-- Dataset section --
___

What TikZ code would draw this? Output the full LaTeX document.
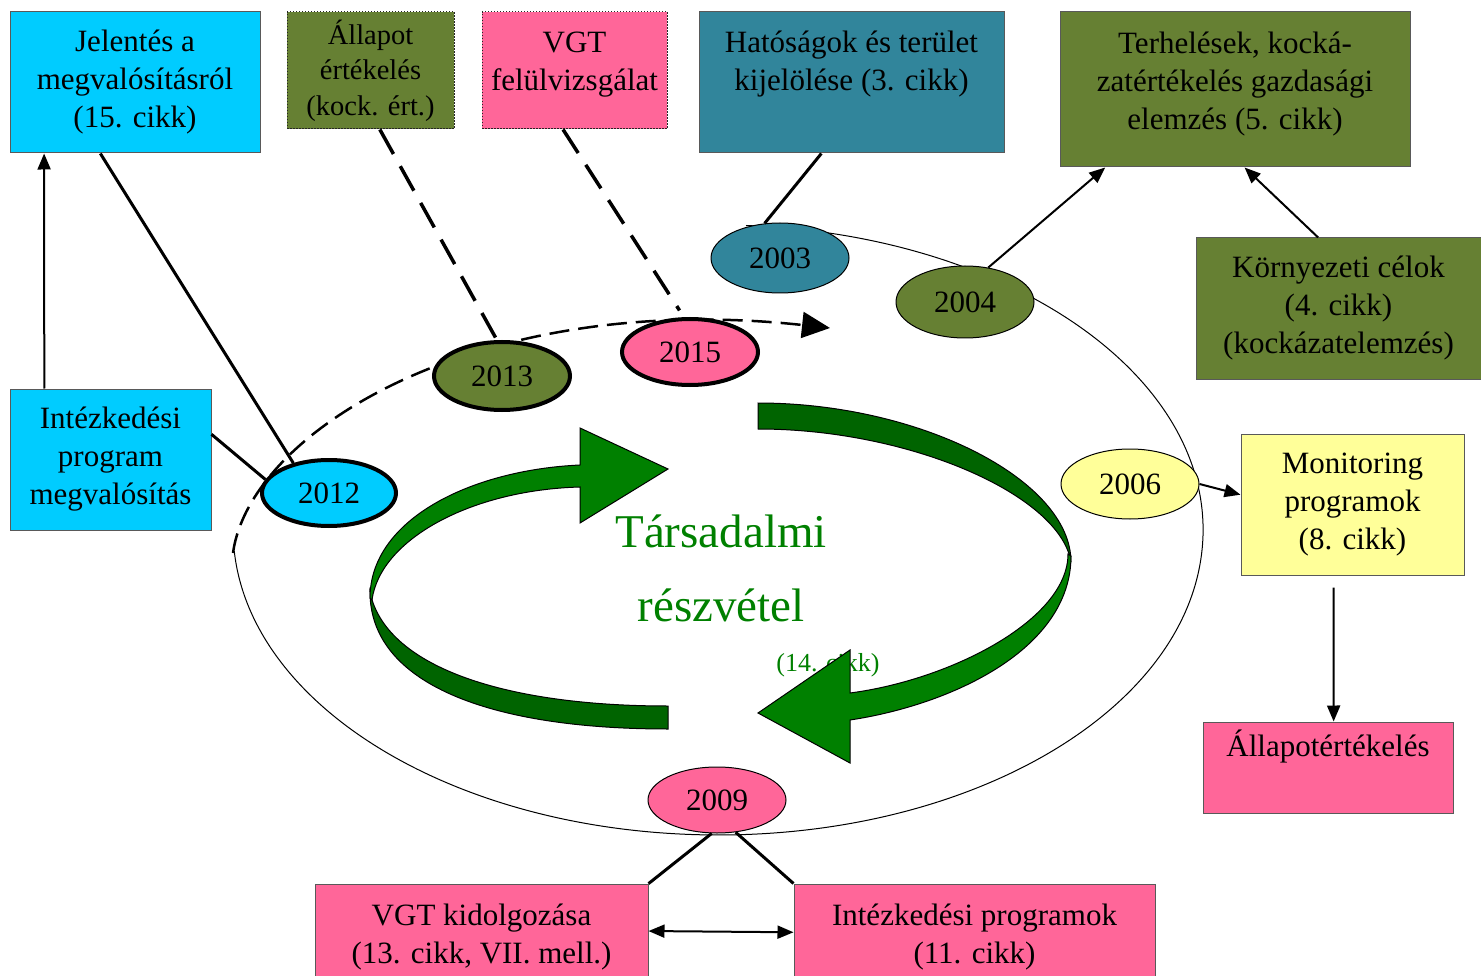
\documentclass[tikz,border=0pt]{standalone}
\usepackage{fontspec}
\setmainfont{Liberation Serif}
\usetikzlibrary{shapes.geometric,arrows.meta}

\definecolor{kek}{RGB}{0,204,255}
\definecolor{oliva}{RGB}{102,128,51}
\definecolor{rozsa}{RGB}{255,102,153}
\definecolor{petrol}{RGB}{49,133,155}
\definecolor{sarga}{RGB}{255,255,153}
\definecolor{zold}{RGB}{0,128,0}
\definecolor{sotetzold}{RGB}{0,100,0}

\begin{document}
\begin{tikzpicture}[x=1pt, y=-1pt,
    box/.style={draw=black!65, line width=1pt, inner sep=0pt, align=center, font=\fontsize{31}{38}\selectfont},
    dotbox/.style={box, draw=black!85, dash pattern=on 1.5pt off 1.5pt},
    yearnode/.style={ellipse, draw, line width=1pt, inner sep=0pt, font=\fontsize{31}{38}\selectfont},
    thickyear/.style={yearnode, line width=4pt},
    link/.style={line width=3pt},
    dlink/.style={line width=3.5pt, dash pattern=on 28pt off 14pt},
    arr/.style={line width=2pt, -{Triangle[length=16pt,width=13pt]}}]
            \useasboundingbox (0,0) rectangle (1481,976);
            \draw [line width=1pt] (746,225.5) arc [start angle=86.7, end angle=-176, x radius=485pt, y radius=305pt];
            \coordinate (dstart) at (233,553);
            \coordinate (dend) at (830,328);
            \draw [line width=2.5pt, dash pattern=on 20pt off 9pt, -{Triangle[length=28pt,width=26pt]}] (dstart) .. controls (250,430) and (480,290) .. (dend);
            \node [text=zold, align=center, font=\fontsize{47}{74}\selectfont] (tarsadalmi) at (721,568) {Társadalmi\\részvétel};
            \node [text=zold, font=\fontsize{26}{30}\selectfont] (cikk14) at (828,665) {(14. cikk)};
            \filldraw [fill=sotetzold, line width=1pt] (668,729) .. controls (488,729) and (370,683) .. (370,592) .. controls (385,665) and (500,706) .. (668,706) -- cycle;
            \filldraw [fill=zold, line width=1pt] (370,598) .. controls (370,520) and (470,470) .. (580,465) -- (580,428) -- (668,469) -- (580,523) -- (580,487) .. controls (470,490) and (380,540) .. (372,600) -- cycle;
            \filldraw [fill=sotetzold, line width=1pt] (758,403) .. controls (920,403) and (1071,480) .. (1071,562) .. controls (1060,495) and (910,429) .. (758,429) -- cycle;
            \filldraw [fill=zold, line width=1pt] (1071,556) .. controls (1071,650) and (950,705) .. (850,720) -- (850,763) -- (758,713) -- (850,650) -- (850,693) .. controls (950,680) and (1068,620) .. (1068,554) -- cycle;
            \node [yearnode, fill=petrol, minimum width=138, minimum height=70] (y2003) at (780,258) {2003};
            \node [yearnode, fill=oliva, minimum width=138, minimum height=72] (y2004) at (965,302) {2004};
            \node [yearnode, fill=sarga, minimum width=138, minimum height=70] (y2006) at (1130,484) {2006};
            \node [yearnode, fill=rozsa, minimum width=138, minimum height=66] (y2009) at (717,800) {2009};
            \node [thickyear, fill=kek, minimum width=134, minimum height=66] (y2012) at (329,493) {2012};
            \node [thickyear, fill=oliva, minimum width=136, minimum height=68] (y2013) at (502,376) {2013};
            \node [thickyear, fill=rozsa, minimum width=136, minimum height=66] (y2015) at (690,352) {2015};
            \node [box, fill=kek, minimum width=250, minimum height=141] (jelentes) at (135,82.5) {Jelentés a\\megvalósításról\\(15. cikk)};
            \node [dotbox, fill=oliva, minimum width=167, minimum height=117, font=\fontsize{28.5}{35.5}\selectfont] (allapot) at (370.5,70.5) {Állapot\\értékelés\\(kock. ért.)};
            \node [dotbox, fill=rozsa, minimum width=185, minimum height=117] (vgt) at (574.5,70.5) {VGT\\felülvizsgálat\\[-31pt]\strut};
            \node [box, fill=petrol, minimum width=305, minimum height=141] (hatosagok) at (851.5,82.5) {Hatóságok és terület\\kijelölése (3. cikk)\\[-6pt]\strut};
            \node [box, fill=oliva, minimum width=350, minimum height=155] (terhelesek) at (1235,89.5) {Terhelések, kocká-\\zatértékelés gazdasági\\elemzés (5. cikk)\\[-31pt]\strut};
            \node [box, fill=oliva, minimum width=285, minimum height=141] (kornyezeti) at (1338.5,308.5) {Környezeti célok\\(4. cikk)\\(kockázatelemzés)};
            \node [box, fill=kek, minimum width=201, minimum height=141] (intez) at (110.5,459.5) {Intézkedési\\program\\megvalósítás};
            \node [box, fill=sarga, minimum width=223, minimum height=141] (monitoring) at (1352.5,504.5) {Monitoring\\programok\\(8. cikk)};
            \node [box, fill=rozsa, minimum width=250, minimum height=91] (allapotert) at (1328,767.5) {Állapotértékelés\\ \strut};
            \node [box, fill=rozsa, minimum width=333, minimum height=141] (vgtkid) at (481.5,954.5) {VGT kidolgozása\\(13. cikk, VII. mell.)\\[-8pt]\strut};
            \node [box, fill=rozsa, minimum width=361, minimum height=141] (intprog) at (974.5,954.5) {Intézkedési programok\\(11. cikk)\\[-8pt]\strut};
            \draw [link] (jelentes.-116) -- (y2012.140);
            \draw [link] (intez.14) -- (y2012.168);
            \draw [arr] (intez.133) -- (jelentes.-142);
            \draw [dlink] (allapot.-81) -- (y2013.98);
            \draw [dlink, shorten >=8pt] (vgt.-101) -- (y2015.100);
            \draw [link] (hatosagok.-113) -- (y2003.114);
            \draw [arr] (y2004.56) -- (terhelesek.-149);
            \draw [arr] (kornyezeti.106) -- (terhelesek.-83);
            \draw [arr] (y2006.east) -- (monitoring.175);
            \draw [arr, shorten <=12pt] (monitoring.-105) -- (allapotert.83);
            \draw [link] (y2009.-99) -- (vgtkid.23);
            \draw [link] (y2009.-60) -- (intprog.north west);
            \draw [line width=2pt, {Triangle[length=16pt,width=13pt]}-{Triangle[length=16pt,width=13pt]}] (vgtkid.8) -- (intprog.173);
        \end{tikzpicture}
\end{document}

___

-- Goal --
Write out each line of the data exactly; the images should be left out.

-- The solution --
What TikZ code would draw this? Output the full LaTeX document.
\documentclass[tikz,border=0pt]{standalone}
\usepackage{fontspec}
\setmainfont{Liberation Serif}
\usetikzlibrary{shapes.geometric,arrows.meta}

\definecolor{kek}{RGB}{0,204,255}
\definecolor{oliva}{RGB}{102,128,51}
\definecolor{rozsa}{RGB}{255,102,153}
\definecolor{petrol}{RGB}{49,133,155}
\definecolor{sarga}{RGB}{255,255,153}
\definecolor{zold}{RGB}{0,128,0}
\definecolor{sotetzold}{RGB}{0,100,0}

\begin{document}
\begin{tikzpicture}[x=1pt, y=-1pt,
    box/.style={draw=black!65, line width=1pt, inner sep=0pt, align=center, font=\fontsize{31}{38}\selectfont},
    dotbox/.style={box, draw=black!85, dash pattern=on 1.5pt off 1.5pt},
    yearnode/.style={ellipse, draw, line width=1pt, inner sep=0pt, font=\fontsize{31}{38}\selectfont},
    thickyear/.style={yearnode, line width=4pt},
    link/.style={line width=3pt},
    dlink/.style={line width=3.5pt, dash pattern=on 28pt off 14pt},
    arr/.style={line width=2pt, -{Triangle[length=16pt,width=13pt]}}]
            \useasboundingbox (0,0) rectangle (1481,976);
            \draw [line width=1pt] (746,225.5) arc [start angle=86.7, end angle=-176, x radius=485pt, y radius=305pt];
            \coordinate (dstart) at (233,553);
            \coordinate (dend) at (830,328);
            \draw [line width=2.5pt, dash pattern=on 20pt off 9pt, -{Triangle[length=28pt,width=26pt]}] (dstart) .. controls (250,430) and (480,290) .. (dend);
            \node [text=zold, align=center, font=\fontsize{47}{74}\selectfont] (tarsadalmi) at (721,568) {Társadalmi\\részvétel};
            \node [text=zold, font=\fontsize{26}{30}\selectfont] (cikk14) at (828,665) {(14. cikk)};
            \filldraw [fill=sotetzold, line width=1pt] (668,729) .. controls (488,729) and (370,683) .. (370,592) .. controls (385,665) and (500,706) .. (668,706) -- cycle;
            \filldraw [fill=zold, line width=1pt] (370,598) .. controls (370,520) and (470,470) .. (580,465) -- (580,428) -- (668,469) -- (580,523) -- (580,487) .. controls (470,490) and (380,540) .. (372,600) -- cycle;
            \filldraw [fill=sotetzold, line width=1pt] (758,403) .. controls (920,403) and (1071,480) .. (1071,562) .. controls (1060,495) and (910,429) .. (758,429) -- cycle;
            \filldraw [fill=zold, line width=1pt] (1071,556) .. controls (1071,650) and (950,705) .. (850,720) -- (850,763) -- (758,713) -- (850,650) -- (850,693) .. controls (950,680) and (1068,620) .. (1068,554) -- cycle;
            \node [yearnode, fill=petrol, minimum width=138, minimum height=70] (y2003) at (780,258) {2003};
            \node [yearnode, fill=oliva, minimum width=138, minimum height=72] (y2004) at (965,302) {2004};
            \node [yearnode, fill=sarga, minimum width=138, minimum height=70] (y2006) at (1130,484) {2006};
            \node [yearnode, fill=rozsa, minimum width=138, minimum height=66] (y2009) at (717,800) {2009};
            \node [thickyear, fill=kek, minimum width=134, minimum height=66] (y2012) at (329,493) {2012};
            \node [thickyear, fill=oliva, minimum width=136, minimum height=68] (y2013) at (502,376) {2013};
            \node [thickyear, fill=rozsa, minimum width=136, minimum height=66] (y2015) at (690,352) {2015};
            \node [box, fill=kek, minimum width=250, minimum height=141] (jelentes) at (135,82.5) {Jelentés a\\megvalósításról\\(15. cikk)};
            \node [dotbox, fill=oliva, minimum width=167, minimum height=117, font=\fontsize{28.5}{35.5}\selectfont] (allapot) at (370.5,70.5) {Állapot\\értékelés\\(kock. ért.)};
            \node [dotbox, fill=rozsa, minimum width=185, minimum height=117] (vgt) at (574.5,70.5) {VGT\\felülvizsgálat\\[-31pt]\strut};
            \node [box, fill=petrol, minimum width=305, minimum height=141] (hatosagok) at (851.5,82.5) {Hatóságok és terület\\kijelölése (3. cikk)\\[-6pt]\strut};
            \node [box, fill=oliva, minimum width=350, minimum height=155] (terhelesek) at (1235,89.5) {Terhelések, kocká-\\zatértékelés gazdasági\\elemzés (5. cikk)\\[-31pt]\strut};
            \node [box, fill=oliva, minimum width=285, minimum height=141] (kornyezeti) at (1338.5,308.5) {Környezeti célok\\(4. cikk)\\(kockázatelemzés)};
            \node [box, fill=kek, minimum width=201, minimum height=141] (intez) at (110.5,459.5) {Intézkedési\\program\\megvalósítás};
            \node [box, fill=sarga, minimum width=223, minimum height=141] (monitoring) at (1352.5,504.5) {Monitoring\\programok\\(8. cikk)};
            \node [box, fill=rozsa, minimum width=250, minimum height=91] (allapotert) at (1328,767.5) {Állapotértékelés\\ \strut};
            \node [box, fill=rozsa, minimum width=333, minimum height=141] (vgtkid) at (481.5,954.5) {VGT kidolgozása\\(13. cikk, VII. mell.)\\[-8pt]\strut};
            \node [box, fill=rozsa, minimum width=361, minimum height=141] (intprog) at (974.5,954.5) {Intézkedési programok\\(11. cikk)\\[-8pt]\strut};
            \draw [link] (jelentes.-116) -- (y2012.140);
            \draw [link] (intez.14) -- (y2012.168);
            \draw [arr] (intez.133) -- (jelentes.-142);
            \draw [dlink] (allapot.-81) -- (y2013.98);
            \draw [dlink, shorten >=8pt] (vgt.-101) -- (y2015.100);
            \draw [link] (hatosagok.-113) -- (y2003.114);
            \draw [arr] (y2004.56) -- (terhelesek.-149);
            \draw [arr] (kornyezeti.106) -- (terhelesek.-83);
            \draw [arr] (y2006.east) -- (monitoring.175);
            \draw [arr, shorten <=12pt] (monitoring.-105) -- (allapotert.83);
            \draw [link] (y2009.-99) -- (vgtkid.23);
            \draw [link] (y2009.-60) -- (intprog.north west);
            \draw [line width=2pt, {Triangle[length=16pt,width=13pt]}-{Triangle[length=16pt,width=13pt]}] (vgtkid.8) -- (intprog.173);
        \end{tikzpicture}
\end{document}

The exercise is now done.